A new inscription commemorating a husband and wife killed in the same air crash has been unveiled at Brookwood Military Cemetery. In the presence of the Czech and Slovakian Ambassadors to the UK a new headstone for Flight Sergeant Zdenek Sedlak and Aircraftwoman Edita Sedlakova was rededicated yesterday, 9 May.

Brookwood Headstone Rededication

Zdenek served with the Royal Air Force Volunteer Reserve 311 (Czech) Sqdn. and was killed in the same collision as his wife Edita, who served with the Women’s Auxiliary Air Force (WAAF). As both Zdenek and Edita served with Commonwealth forces, they are commemorated by the Commission.

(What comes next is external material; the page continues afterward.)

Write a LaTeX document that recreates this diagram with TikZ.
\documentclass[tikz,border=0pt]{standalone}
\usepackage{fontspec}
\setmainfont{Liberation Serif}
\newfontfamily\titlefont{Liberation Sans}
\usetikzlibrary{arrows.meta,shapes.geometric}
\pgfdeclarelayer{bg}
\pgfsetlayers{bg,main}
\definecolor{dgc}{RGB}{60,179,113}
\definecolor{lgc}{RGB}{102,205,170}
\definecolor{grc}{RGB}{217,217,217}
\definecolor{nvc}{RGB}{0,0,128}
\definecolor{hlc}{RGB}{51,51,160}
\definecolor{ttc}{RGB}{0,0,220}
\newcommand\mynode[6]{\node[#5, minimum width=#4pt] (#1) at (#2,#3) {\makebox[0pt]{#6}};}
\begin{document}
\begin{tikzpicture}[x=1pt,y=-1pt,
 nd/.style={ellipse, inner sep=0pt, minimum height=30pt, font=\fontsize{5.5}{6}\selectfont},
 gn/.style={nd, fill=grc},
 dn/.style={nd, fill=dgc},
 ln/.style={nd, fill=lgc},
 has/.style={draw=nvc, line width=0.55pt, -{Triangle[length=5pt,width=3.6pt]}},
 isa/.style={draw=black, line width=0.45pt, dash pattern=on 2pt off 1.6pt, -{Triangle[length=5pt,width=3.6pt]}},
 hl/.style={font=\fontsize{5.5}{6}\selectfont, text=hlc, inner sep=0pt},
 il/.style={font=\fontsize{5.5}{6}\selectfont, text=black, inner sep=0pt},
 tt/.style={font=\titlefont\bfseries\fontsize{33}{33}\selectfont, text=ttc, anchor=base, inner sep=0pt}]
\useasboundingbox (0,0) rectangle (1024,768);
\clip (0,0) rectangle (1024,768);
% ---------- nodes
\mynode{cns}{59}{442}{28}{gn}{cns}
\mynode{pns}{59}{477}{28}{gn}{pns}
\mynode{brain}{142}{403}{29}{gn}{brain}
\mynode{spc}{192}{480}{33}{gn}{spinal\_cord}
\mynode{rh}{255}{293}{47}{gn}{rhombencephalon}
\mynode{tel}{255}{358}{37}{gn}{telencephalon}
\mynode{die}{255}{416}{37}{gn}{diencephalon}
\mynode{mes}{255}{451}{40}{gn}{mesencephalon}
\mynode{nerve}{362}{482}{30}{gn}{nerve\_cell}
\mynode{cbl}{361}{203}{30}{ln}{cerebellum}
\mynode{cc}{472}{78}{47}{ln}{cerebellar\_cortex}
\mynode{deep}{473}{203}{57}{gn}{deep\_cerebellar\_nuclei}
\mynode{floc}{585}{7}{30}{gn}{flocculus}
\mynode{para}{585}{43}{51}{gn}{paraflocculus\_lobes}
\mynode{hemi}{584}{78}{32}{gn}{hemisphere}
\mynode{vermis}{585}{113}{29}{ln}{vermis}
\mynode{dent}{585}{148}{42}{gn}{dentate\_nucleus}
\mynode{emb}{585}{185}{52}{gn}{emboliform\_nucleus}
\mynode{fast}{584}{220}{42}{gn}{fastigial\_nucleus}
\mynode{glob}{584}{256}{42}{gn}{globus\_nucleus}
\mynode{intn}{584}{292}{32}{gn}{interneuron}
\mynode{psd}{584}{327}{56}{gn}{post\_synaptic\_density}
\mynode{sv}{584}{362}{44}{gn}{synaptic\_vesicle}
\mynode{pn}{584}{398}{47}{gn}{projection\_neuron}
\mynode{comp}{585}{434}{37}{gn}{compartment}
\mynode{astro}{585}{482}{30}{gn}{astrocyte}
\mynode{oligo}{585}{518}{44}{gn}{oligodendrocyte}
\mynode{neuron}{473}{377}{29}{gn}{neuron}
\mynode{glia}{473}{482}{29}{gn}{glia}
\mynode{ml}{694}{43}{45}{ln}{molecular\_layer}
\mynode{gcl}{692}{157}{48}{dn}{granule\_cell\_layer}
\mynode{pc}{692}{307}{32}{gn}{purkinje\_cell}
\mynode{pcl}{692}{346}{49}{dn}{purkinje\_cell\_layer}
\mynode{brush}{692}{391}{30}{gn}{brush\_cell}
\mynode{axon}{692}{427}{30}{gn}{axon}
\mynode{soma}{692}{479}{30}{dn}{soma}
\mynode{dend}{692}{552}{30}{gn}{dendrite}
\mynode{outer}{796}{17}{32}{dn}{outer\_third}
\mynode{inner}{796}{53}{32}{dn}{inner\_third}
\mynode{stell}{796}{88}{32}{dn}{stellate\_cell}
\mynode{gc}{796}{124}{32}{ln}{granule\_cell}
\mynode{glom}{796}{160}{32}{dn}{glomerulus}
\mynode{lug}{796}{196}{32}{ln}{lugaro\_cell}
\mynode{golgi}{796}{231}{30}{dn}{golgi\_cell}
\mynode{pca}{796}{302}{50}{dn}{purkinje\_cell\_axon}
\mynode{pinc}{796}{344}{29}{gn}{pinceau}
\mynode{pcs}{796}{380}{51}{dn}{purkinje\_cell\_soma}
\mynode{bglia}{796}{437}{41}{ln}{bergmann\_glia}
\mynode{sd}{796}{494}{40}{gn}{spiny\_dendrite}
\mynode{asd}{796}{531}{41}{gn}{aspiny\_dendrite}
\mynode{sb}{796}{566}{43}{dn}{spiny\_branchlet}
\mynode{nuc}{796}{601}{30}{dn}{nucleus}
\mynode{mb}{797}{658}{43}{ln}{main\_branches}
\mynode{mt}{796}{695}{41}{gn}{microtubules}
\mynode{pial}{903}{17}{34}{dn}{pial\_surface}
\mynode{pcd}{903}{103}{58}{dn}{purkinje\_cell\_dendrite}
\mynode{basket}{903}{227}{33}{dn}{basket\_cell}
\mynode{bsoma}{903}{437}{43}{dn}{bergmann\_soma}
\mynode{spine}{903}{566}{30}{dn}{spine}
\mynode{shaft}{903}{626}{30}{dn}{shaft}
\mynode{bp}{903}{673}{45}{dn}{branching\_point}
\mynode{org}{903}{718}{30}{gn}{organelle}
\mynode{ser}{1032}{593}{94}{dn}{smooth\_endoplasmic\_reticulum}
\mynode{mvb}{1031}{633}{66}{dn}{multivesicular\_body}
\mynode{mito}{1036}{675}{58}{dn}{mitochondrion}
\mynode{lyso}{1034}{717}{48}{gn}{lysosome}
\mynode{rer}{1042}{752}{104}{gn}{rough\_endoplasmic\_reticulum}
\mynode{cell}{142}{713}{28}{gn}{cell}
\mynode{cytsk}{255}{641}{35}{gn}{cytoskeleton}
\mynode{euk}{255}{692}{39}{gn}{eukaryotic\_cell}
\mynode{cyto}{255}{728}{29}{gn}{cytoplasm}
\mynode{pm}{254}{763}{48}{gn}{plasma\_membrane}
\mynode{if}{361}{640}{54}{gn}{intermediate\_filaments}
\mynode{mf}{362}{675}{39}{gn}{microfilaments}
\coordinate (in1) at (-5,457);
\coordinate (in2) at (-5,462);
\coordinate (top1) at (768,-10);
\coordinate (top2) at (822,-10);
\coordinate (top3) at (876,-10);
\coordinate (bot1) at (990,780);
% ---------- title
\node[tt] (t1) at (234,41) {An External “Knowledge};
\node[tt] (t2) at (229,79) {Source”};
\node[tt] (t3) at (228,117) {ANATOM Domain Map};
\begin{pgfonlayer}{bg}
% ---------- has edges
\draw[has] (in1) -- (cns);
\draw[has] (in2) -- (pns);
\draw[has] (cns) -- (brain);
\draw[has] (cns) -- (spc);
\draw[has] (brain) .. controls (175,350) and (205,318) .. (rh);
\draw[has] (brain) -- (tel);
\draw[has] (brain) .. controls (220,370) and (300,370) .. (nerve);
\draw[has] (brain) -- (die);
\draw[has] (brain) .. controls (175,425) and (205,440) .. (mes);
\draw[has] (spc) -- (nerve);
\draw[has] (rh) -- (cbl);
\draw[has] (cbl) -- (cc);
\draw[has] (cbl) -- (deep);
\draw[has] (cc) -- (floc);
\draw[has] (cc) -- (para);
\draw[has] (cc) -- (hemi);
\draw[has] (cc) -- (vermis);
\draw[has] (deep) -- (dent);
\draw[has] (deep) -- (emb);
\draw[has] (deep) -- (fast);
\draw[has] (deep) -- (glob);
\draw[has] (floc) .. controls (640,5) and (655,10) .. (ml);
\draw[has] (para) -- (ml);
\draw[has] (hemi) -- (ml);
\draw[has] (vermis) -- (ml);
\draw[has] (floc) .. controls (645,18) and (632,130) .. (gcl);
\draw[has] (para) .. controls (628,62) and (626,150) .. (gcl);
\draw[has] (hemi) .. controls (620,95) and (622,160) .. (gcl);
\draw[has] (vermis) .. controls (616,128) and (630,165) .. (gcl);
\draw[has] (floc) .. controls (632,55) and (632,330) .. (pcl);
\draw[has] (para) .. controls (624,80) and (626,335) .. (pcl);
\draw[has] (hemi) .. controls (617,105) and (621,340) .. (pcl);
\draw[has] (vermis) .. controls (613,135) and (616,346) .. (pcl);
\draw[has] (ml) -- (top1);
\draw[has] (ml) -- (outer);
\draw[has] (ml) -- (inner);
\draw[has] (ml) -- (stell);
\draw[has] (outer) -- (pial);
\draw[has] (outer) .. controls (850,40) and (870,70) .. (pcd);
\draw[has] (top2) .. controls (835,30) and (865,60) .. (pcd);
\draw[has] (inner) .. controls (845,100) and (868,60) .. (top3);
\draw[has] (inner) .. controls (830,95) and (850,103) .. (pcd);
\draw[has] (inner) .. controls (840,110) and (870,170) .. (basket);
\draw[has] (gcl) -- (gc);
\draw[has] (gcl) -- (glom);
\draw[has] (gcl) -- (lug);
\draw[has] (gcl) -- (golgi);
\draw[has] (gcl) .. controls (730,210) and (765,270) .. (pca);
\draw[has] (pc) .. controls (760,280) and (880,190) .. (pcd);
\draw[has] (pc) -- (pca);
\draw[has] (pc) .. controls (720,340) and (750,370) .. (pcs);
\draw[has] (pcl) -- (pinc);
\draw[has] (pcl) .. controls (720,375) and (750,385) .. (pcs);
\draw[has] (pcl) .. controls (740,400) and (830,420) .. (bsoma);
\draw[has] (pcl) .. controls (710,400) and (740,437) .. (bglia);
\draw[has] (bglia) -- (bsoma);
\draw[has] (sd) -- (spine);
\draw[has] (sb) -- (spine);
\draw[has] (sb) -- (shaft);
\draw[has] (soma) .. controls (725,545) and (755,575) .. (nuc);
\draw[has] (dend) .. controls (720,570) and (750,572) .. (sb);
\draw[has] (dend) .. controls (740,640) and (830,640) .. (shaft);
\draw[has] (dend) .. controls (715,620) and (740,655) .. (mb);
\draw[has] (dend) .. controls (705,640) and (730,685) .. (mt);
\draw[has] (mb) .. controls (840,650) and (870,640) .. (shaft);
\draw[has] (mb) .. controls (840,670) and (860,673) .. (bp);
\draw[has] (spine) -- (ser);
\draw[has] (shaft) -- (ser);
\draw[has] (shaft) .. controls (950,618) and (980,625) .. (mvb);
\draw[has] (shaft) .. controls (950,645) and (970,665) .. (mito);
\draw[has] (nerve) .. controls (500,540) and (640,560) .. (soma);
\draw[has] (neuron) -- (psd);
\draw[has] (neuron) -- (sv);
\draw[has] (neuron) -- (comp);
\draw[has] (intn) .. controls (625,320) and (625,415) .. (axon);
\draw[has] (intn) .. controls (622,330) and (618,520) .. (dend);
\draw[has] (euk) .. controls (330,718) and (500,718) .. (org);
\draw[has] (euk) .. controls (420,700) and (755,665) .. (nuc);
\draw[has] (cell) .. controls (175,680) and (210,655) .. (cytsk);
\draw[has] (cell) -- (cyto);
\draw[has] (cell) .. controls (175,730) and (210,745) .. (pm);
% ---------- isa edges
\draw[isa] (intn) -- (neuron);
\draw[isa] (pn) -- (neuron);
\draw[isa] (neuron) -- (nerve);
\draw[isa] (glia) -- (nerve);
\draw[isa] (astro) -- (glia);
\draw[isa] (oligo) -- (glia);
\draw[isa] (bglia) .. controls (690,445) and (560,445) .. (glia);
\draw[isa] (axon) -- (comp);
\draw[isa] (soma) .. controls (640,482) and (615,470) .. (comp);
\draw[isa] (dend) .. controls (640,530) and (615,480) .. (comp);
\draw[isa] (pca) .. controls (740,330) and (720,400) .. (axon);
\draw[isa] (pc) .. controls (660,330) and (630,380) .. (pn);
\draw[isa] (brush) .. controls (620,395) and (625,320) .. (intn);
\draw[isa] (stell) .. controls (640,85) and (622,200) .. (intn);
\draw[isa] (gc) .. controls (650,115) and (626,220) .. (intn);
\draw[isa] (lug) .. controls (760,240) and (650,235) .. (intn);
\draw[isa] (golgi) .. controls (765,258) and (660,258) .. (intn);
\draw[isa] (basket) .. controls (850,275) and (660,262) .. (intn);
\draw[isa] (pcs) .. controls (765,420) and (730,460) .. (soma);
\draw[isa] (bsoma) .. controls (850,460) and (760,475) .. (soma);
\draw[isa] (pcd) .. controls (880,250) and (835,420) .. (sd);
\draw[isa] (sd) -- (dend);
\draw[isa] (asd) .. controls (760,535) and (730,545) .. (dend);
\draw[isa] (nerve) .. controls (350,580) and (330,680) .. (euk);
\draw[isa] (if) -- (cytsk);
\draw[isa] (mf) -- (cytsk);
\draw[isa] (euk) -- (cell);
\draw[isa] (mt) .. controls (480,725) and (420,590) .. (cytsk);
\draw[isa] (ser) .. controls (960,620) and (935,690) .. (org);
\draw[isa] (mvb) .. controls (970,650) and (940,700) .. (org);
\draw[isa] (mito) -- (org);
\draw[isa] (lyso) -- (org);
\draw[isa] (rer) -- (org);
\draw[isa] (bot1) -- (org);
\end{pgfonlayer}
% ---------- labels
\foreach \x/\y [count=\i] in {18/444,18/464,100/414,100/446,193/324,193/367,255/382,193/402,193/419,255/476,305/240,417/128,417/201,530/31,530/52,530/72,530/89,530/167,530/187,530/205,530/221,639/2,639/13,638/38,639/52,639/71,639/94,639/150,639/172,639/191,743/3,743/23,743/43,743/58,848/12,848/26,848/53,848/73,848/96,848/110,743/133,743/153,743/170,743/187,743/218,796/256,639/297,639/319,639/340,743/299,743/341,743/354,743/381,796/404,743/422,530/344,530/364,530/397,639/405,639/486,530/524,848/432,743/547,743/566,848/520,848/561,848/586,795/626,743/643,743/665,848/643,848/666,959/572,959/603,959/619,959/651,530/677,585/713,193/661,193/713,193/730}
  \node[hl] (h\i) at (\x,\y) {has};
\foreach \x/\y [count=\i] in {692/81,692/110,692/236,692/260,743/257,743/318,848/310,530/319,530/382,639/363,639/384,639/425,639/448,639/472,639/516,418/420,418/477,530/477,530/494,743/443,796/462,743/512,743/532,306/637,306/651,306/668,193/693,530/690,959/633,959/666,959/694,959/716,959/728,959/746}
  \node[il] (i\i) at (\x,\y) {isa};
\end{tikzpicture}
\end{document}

Edita first arrived in the UK in July 1939 as one of hundreds of children rescued by Sir Nicholas Winton. She was taken in by a foster family and after her education, worked as a seamstress providing much needed cloth for the war effort.

Shortly after reaching conscription age, Edita enlisted with the WAAF in October 1943. Ten days after the war ended in Europe in May 1945, she married her husband Zdenek, who was then serving as a mechanic in the squadron she’d been attached to.

The pair were aboard a flight that was due to take them back to their native Czechoslovakia when it crashed shortly after take-off on 5 October 1945.

In the confusion after the crash Edita was buried in a collective grave in the civilian section of Brookwood Cemetery, while her husband was interred in the Czechoslovakian plot at the neighbouring Brookwood Military Cemetery.

The new headstone, installed at the request of the Czech Ambassador, contains a new inscription that pays tribute to both at Zdenek’s grave.

Headstone engraving in progress

The headstone is in the distinctive style reserved for Czechoslovakian war casualties – one of more than 20 designs produced by CWGC’s headstone production unit in Beaurains, France.

His Excellency Libor Sečka, Ambassador of the Czech Republic in London, said: “The story of Edita Sedlakova reminds us of one important and often forgotten fact - that besides men, thousands of brave women played a crucial role in defeating Germany and winning the Second World War. Edita served as radio operator in the Czechoslovak 311 RAF Squadron and I am glad that with the help of CWGC, 76 years after the War, she finally received the full military honours she deserved.”

Brookwood Military Cemetery is our largest war cemetery in the UK. It contains more than 5,400 graves, including men and women from all six of our Commonwealth member nations as well as plots for Czech, Italian and Polish service personnel.